Image Mixer is a model that lets you combine the concepts, styles, and compositions from multiple images (and text prompts too) and generate new images.
It was trained by Justin Pinkney at Lambda Labs.
Training details
This model is a fine tuned version of Stable Diffusion Image Variations it has been trained to accept multiple CLIP embedding concatenated along the sequence dimension (as opposed to 1 in the original model). During training up to 5 crops of the training images are taken and CLIP embeddings are extracted, these are concatenated and used as the conditioning for the model.

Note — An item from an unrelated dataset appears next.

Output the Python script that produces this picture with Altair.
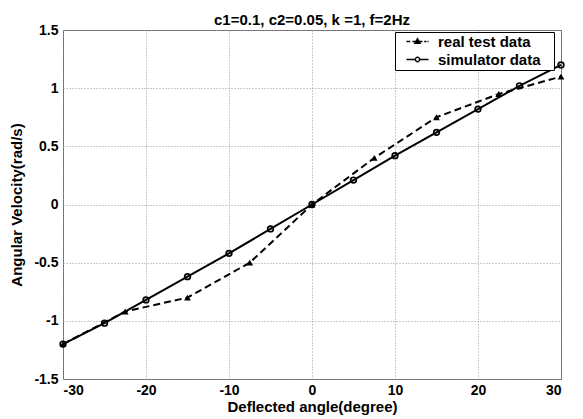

At inference time, CLIP embeddings from multiple images can be used to generate images which are influence by multiple inputs.
Training was done at 640x640 on a subset of LAION improved aesthetics, using 8xA100 from Lambda GPU Cloud.
Note text captions were not used during training of the model, although input text embeddings works to some extent during inference, the model is primarily designed to accept image embeddings
Usage
The model is available on huggingface spaces or to run locally do the following:
git clone https://github.com/justinpinkney/stable-diffusion.git
cd stable-diffusion
git checkout 1c8a598f312e54f614d1b9675db0e66382f7e23c
python -m venv .venv --prompt sd
. .venv/bin/activate
pip install -U pip
pip install -r requirements.txt
python scripts/gradio_image_mixer.py
Then navigate to the gradio demo link printed in the terminal.
For details on how to use the model outside the app refer to the run
function in gradio_image_mixer.py
in the original repo